When Will the Senate Vote to Pass the American Health Care Act?

American Health Care Act

A joint session of Congress meets to count the Electoral College vote from the 2008 presidential election on January 8, 2009 in Washington, DC. (Getty)

The House of Representatives has just passed the American Health Care Act. Now, the Senate must pass the bill as well, so when should we expect this to happen? About how long is there to go before the bill can become a law?

Right now, there is no definitive timeline, but we’re likely talking about a matter of months or at least a few weeks. Although President Trump and House Republicans were in high spirits today, this should not be misinterpreted as meaning the fight to repeal and replace Obamacare is almost finished.

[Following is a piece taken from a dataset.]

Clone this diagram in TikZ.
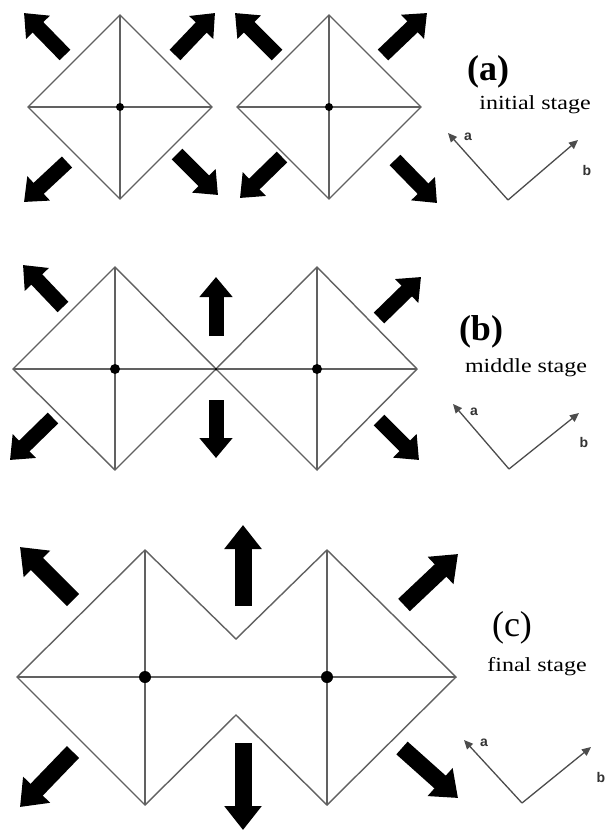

Rather, it has only just begun.

Senate Majority Whip John Cornyn told NBC News today that the Senate is going to take its time in voting on the American Health Care Act.

“I assume that we will be…in the same posture that the House was: When we have 51 Senators we’ll vote, but not before that,” he said.

Cornyn did not provide any specific dates, but he told NBC News that we should expect the process to “take a while.”

It will be an especially long process if it turns out that the Senate does not even vote on this version of the bill. The Washington Examiner reported on Thursday that the Senate is going to vote on its own version of the health care law, a completely different version than the one the House passed.

Cornyn reiterated to The Washington Examiner that there is “really no deadline” for getting the bill passed.

What will likely happen here is that the Senate will pass its own version of the bill sometime in the next few weeks. Then, the House and the Senate will work out a compromise in a conference committee, at which point the House and the Senate have to vote again on that compromise.

Clearly, then, there is a long road ahead here. And for reference, in 2009, the House voted to pass a version of the Affordable Care Act in November 2009, but the final bill would not be signed into law until four months later, on March 30th, 2010.